Amen! A Courageous and articulate article on a difficult subject for many to engage in. Our Roman Catholic faith teaches we were made in the likeness of God, Baptised priest, prophet and king and yet asks our leaders to disown an essential part of their humanity. How can we ever expect to have whole and healthy leadership when it is not allowed to live a fully human life? I am a prayerful person who lives a Catholic life and firmly believe the practise of celibacy is asking far too much for a whole and healthy man or woman. It is my deepest hope that someday (in my lifetime) celibacy will be a CHOSEN way of life, not manditory for leaders of faith. Why can't we let God be God, not doctrines be the rule. I am sure there are many priests and laity who would support this change if they only dared to speak up.
Submitted by anonymous (not verified) on Jun. 09, 2010.
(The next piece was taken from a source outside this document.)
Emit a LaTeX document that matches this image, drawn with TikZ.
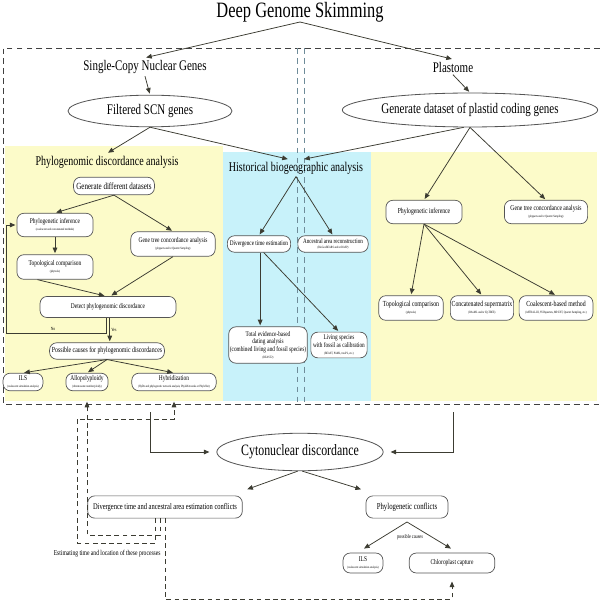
\documentclass[tikz,border=0pt]{standalone}
\usepackage{fontspec}
\setmainfont[FakeStretch=0.75]{Liberation Serif}
\usetikzlibrary{shapes.geometric,arrows.meta}

\definecolor{yellowpanel}{HTML}{FCFBC9}
\definecolor{bluepanel}{HTML}{C8F2FA}
\definecolor{boxline}{HTML}{555555}
\definecolor{arrline}{HTML}{3C3C32}
\definecolor{midline}{HTML}{6F8C99}

% tiny second line inside a box
\newcommand{\subtxt}[1]{\\[-1.5pt]{\fontsize{2.8}{3}\selectfont #1}}

\tikzset{
  box/.style={draw=boxline, fill=white, rounded corners=6pt, line width=0.6pt, align=center, inner sep=1pt},
  oval/.style={ellipse, draw=boxline, fill=white, line width=0.7pt, inner sep=0pt},
  arr/.style={draw=arrline, line width=0.65pt, shorten >=1pt, -{Triangle[length=4.8pt,width=4pt]}},
  dasharr/.style={arr, dash pattern=on 4pt off 3pt},
  dashframe/.style={draw=black!75, line width=0.7pt, dash pattern=on 5pt off 3.5pt},
  midln/.style={draw=midline, line width=0.7pt, dash pattern=on 5pt off 3.5pt},
  headtxt/.style={font=\fontsize{12.5}{14}\selectfont, inner sep=2pt},
  paneltxt/.style={font=\fontsize{11.4}{13}\selectfont, inner sep=2pt},
  smallfont/.style={font=\fontsize{6.2}{7}\selectfont},
  lbl/.style={font=\fontsize{4}{4.5}\selectfont, inner sep=1pt},
}

\begin{document}
\begin{tikzpicture}[x=0.03cm,y=-0.03cm]
\useasboundingbox (0,0) rectangle (600,600);

% panels and frame
\fill[yellowpanel] (5,146) rectangle (223,401);
\fill[bluepanel] (223,152) rectangle (371,401);
\fill[yellowpanel] (371,152) rectangle (597,401);
\draw[dashframe] (600,48) -- (3,48) -- (3,404) -- (600,404);
\draw[midln] (297,48) -- (297,404);
\draw[midln] (304,48) -- (304,404);

% top
\node[font=\fontsize{18.7}{20}\selectfont] (dgs) at (300,12) {Deep Genome Skimming};
\coordinate (dgsfoot) at (300,22);
\node[headtxt] (scn) at (145,67) {Single-Copy Nuclear Genes};
\node[headtxt] (plas) at (453,67) {Plastome};
\node[oval, minimum width=140pt, minimum height=27pt, font=\fontsize{12.5}{14}\selectfont] (filt) at (150,111) {Filtered SCN genes};
\node[oval, minimum width=218pt, minimum height=29pt, font=\fontsize{12.5}{14}\selectfont] (gen) at (470,110) {Generate dataset of plastid coding genes};

\draw[arr] (dgsfoot) -- (scn.north);
\draw[arr] (dgsfoot) -- (plas.north);
\draw[arr] (scn.south) -- (filt.north);
\draw[arr] (plas.south) -- (gen.north);

\node[paneltxt] (pda) at (107,162) {Phylogenomic discordance analysis};
\node[paneltxt] (hba) at (296,168) {Historical biogeographic analysis};
\draw[arr] (filt.south) -- (pda.north);
\draw[arr] (filt.south) -- ([xshift=-6pt]hba.north);
\draw[arr] (gen.250) -- ([xshift=6pt]hba.north);

% phylogenomic discordance (left)
\node[box, minimum width=69pt, minimum height=15pt, font=\fontsize{8}{9}\selectfont] (gends) at (114,186) {Generate different datasets};
\node[box, minimum width=65pt, minimum height=20pt, smallfont] (phyL) at (55,225) {Phylogenetic inference\subtxt{(coalescent and concatenated methods)}};
\node[box, minimum width=72pt, minimum height=21pt, smallfont] (gtcL) at (173,244) {Gene tree concordance analysis\subtxt{(phyparts and/or Quartet Sampling)}};
\node[box, minimum width=65pt, minimum height=21pt, smallfont] (topoL) at (55,267) {Topological comparison\subtxt{(phytools)}};
\node[box, minimum width=116pt, minimum height=18pt, smallfont] (detect) at (108,307) {Detect phylogenomic discordance};
\node[box, minimum width=98pt, minimum height=14pt, font=\fontsize{6.6}{7.5}\selectfont] (causes) at (107,351) {Possible causes for phylogenomic discordances};
\node[box, minimum width=34pt, minimum height=15pt, smallfont] (ilsL) at (23,382) {ILS\subtxt{(coalescent simulation analysis)}};
\node[box, minimum width=36pt, minimum height=15pt, smallfont] (allo) at (87,382) {Allopolyploidy\subtxt{(chromosome number/ploidy)}};
\node[box, minimum width=72pt, minimum height=15pt, smallfont] (hyb) at (174,382) {Hybridization\subtxt{(HyDe and phylogenetic network analysis; PhyloNetworks or PhyloNet)}};

\draw[arr] (gends.south) -- (phyL.north);
\draw[arr] (gends.south) -- (gtcL.north);
\draw[arr] (phyL.south) -- (topoL.north);
\draw[arr] ([xshift=-15pt]topoL.south) -- ([xshift=-2pt]detect.north);
\draw[arr] (gtcL.south) -- ([xshift=2pt]detect.north);
\draw[arr] ([xshift=-1.5pt]detect.south) |- (6,333) |- (phyL.west);
\node[lbl] (nolbl) at (53,329) {No};
\draw[arr] ([xshift=1.5pt]detect.south) -- ([xshift=1.5pt]detect.south |- causes.north) node[midway, right, lbl] (yeslbl) {Yes};
\draw[arr] (causes.south) -- (ilsL.north);
\draw[arr] (causes.south) -- (allo.north);
\draw[arr] (causes.south) -- (hyb.north);

% historical biogeography (middle)
\node[box, minimum width=54pt, minimum height=14pt, font=\fontsize{6}{6.8}\selectfont] (divt) at (259,244) {Divergence time estimation};
\node[box, minimum width=60pt, minimum height=14pt, font=\fontsize{5.8}{6.6}\selectfont] (anc) at (333,244) {Ancestral area reconstruction\subtxt{(BioGeoBEARS and/or RASP)}};
\node[box, minimum width=65pt, minimum height=31pt, font=\fontsize{6}{6.8}\selectfont] (ted) at (268,345) {Total evidence-based\\dating analysis\\(combined living and fossil species)\subtxt{(BEAST2)}};
\node[box, minimum width=48pt, minimum height=22pt, font=\fontsize{6}{6.8}\selectfont] (liv) at (339,345) {Living species\\with fossil as calibration\subtxt{(BEAST, PAML, treePL, etc.)}};

\draw[arr] (hba.south) -- (divt.north);
\draw[arr] (hba.south) -- (anc.north);
\draw[arr] ([xshift=1pt]divt.south) -- ([xshift=1pt]divt.south |- ted.north);
\draw[arr] ([xshift=4pt]divt.south) -- (liv.north);

% plastome (right)
\node[box, minimum width=65pt, minimum height=20pt, font=\fontsize{6.5}{7.3}\selectfont] (phyR) at (424,212) {Phylogenetic inference};
\node[box, minimum width=71pt, minimum height=20pt, font=\fontsize{6.4}{7.2}\selectfont] (gtcR) at (546,212) {Gene tree concordance analysis\subtxt{(phyparts and/or Quartet Sampling)}};
\node[box, minimum width=55pt, minimum height=21pt, font=\fontsize{6.6}{7.4}\selectfont] (topoR) at (411,308) {Topological comparison\subtxt{(phytools)}};
\node[box, minimum width=54pt, minimum height=21pt, font=\fontsize{6.6}{7.4}\selectfont] (concat) at (482,308) {Concatenated supermatrix\subtxt{(RAxML and/or IQ-TREE)}};
\node[box, minimum width=63pt, minimum height=21pt, font=\fontsize{6.6}{7.4}\selectfont] (coal) at (556,308) {Coalescent-based method\subtxt{(ASTRAL-III, SVDquartets, MP-EST, Quartet Sampling, etc.)}};

\draw[arr] (gen.south) -- (phyR.north);
\draw[arr] (gen.south) -- (gtcR.north);
\draw[arr] (phyR.south) -- (topoR.north);
\draw[arr] (phyR.south) -- (concat.north);
\draw[arr] (phyR.south) -- (coal.north);

% cytonuclear discordance
\node[oval, minimum width=140pt, minimum height=32pt, font=\fontsize{13.5}{15}\selectfont] (cyto) at (300,452) {Cytonuclear discordance};
\node[box, minimum width=132pt, minimum height=19pt, font=\fontsize{7.4}{8.4}\selectfont] (divconf) at (165,507) {Divergence time and ancestral area estimation conflicts};
\node[box, minimum width=70pt, minimum height=19pt, font=\fontsize{7.7}{8.7}\selectfont] (phyconf) at (407,507) {Phylogenetic conflicts};
\node[box, minimum width=34pt, minimum height=17pt, smallfont] (ils2) at (363,563) {ILS\subtxt{(coalescent simulation analysis)}};
\node[box, minimum width=73pt, minimum height=17pt, font=\fontsize{6.2}{7}\selectfont] (chl) at (452,563) {Chloroplast capture};
\node[font=\fontsize{6.4}{7}\selectfont, anchor=east, inner sep=1pt] (estlbl) at (162,554) {Estimating time and location of these processes};
\node[font=\fontsize{4.8}{5}\selectfont, inner sep=1pt] (posslbl) at (410,537) {possible causes};

\coordinate (hybout) at (150,412);
\coordinate (plastout) at (453,412);
\draw[arr] (hybout) |- ([xshift=-5pt]cyto.west);
\draw[arr] (plastout) |- ([xshift=5pt]cyto.east);
\draw[arr] ([xshift=-2pt]cyto.south) -- ([xshift=3pt,yshift=5pt]divconf.north east);
\draw[arr] ([xshift=2pt]cyto.south) -- ([xshift=-3pt,yshift=5pt]phyconf.north west);
\draw[arr] ([yshift=-3pt]phyconf.south) -- ([yshift=3pt]ils2.north);
\draw[arr] ([yshift=-3pt]phyconf.south) -- ([yshift=3pt]chl.north);

% dashed feedback
\coordinate (dashbase) at (452,599);
\coordinate (alloleg) at (87,535);
\draw[dasharr] (divconf.south) |- (dashbase) -- ([yshift=-6pt]chl.south);
\draw[dasharr] ([xshift=-4.25pt]divconf.south) |- (alloleg) -- ([yshift=-8pt]allo.south);
\draw[dasharr] ([xshift=-8.5pt]divconf.south) |- (77,543) |- (174,419) -- ([yshift=-8pt]hyb.south);
\end{tikzpicture}
\end{document}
IF what you write were true, we would not find pedophilia committed by MARRIED
clergymen or married men and women. Yet, we do. Pedophilia is a sin and a
crime perpetrated by celibate and non-celibate people alike.
Submitted by Anonymous (not verified) on Jun. 09, 2010.
Still bitter that you were told "the Church would change to suit you" when you were in the seminary by some liberal profs and it never came true?
Submitted by JayB (not verified) on Jun. 09, 2010.
We have been saying so, James Carroll, and you say it so beautifully in this thoughtful and insightful piece. It is the obstinate Vatican Curia that refuses to hear the Holy Spirit, much to its own peril. The Holy Spirit will not be silenced by the hard of heart. Rome is burning, and yet they fiddle on!!!
Submitted by Rachel (not verified) on Jun. 09, 2010.
One has to wonder at how the Church arrived at thinking the gift of priesthood meant the same person always had the "gift" of celibacy? Even the first priests (AKA "Apostles") were married noncelibates (Orthodox Jews know that the Sabbath duty is quite sacred!).
Submitted by Anonymous (not verified) on Jun. 09, 2010.
The author has missed the point of celibacy. His explanations are lacking faith being lived out --- a personal relation with God. He analyzes and rationalizes the decision of the man to be a celibate, the Church's encouragement to be celibate for the glory of God, and dismisses the spiritual benefits of this "chosen" lifestyle. The man has a call from God. The man responds to God. The Church offers priesthood to the man. I am from a Byzyntine Catholic Church where the priests are celibate and married. Those who are celibate have chosen to be because of their discernment that God has called them to this lifestyle for His glory. The fruits of this lifestyle are not understood in the "natural" but only in the spiritual effects. You can only see the spiritual effects with faith, and a true heart of love for God. Sad that he missed the point. He sees celibacy as a "curse". It is a gift. So sad that he is in poverty of faith.
Submitted by Michael Bindner (not verified) on Jun. 09, 2010.
We are all called to relation with God. Indeed, the strength of the relationship is more thoroughly tested when one has a spouse and children.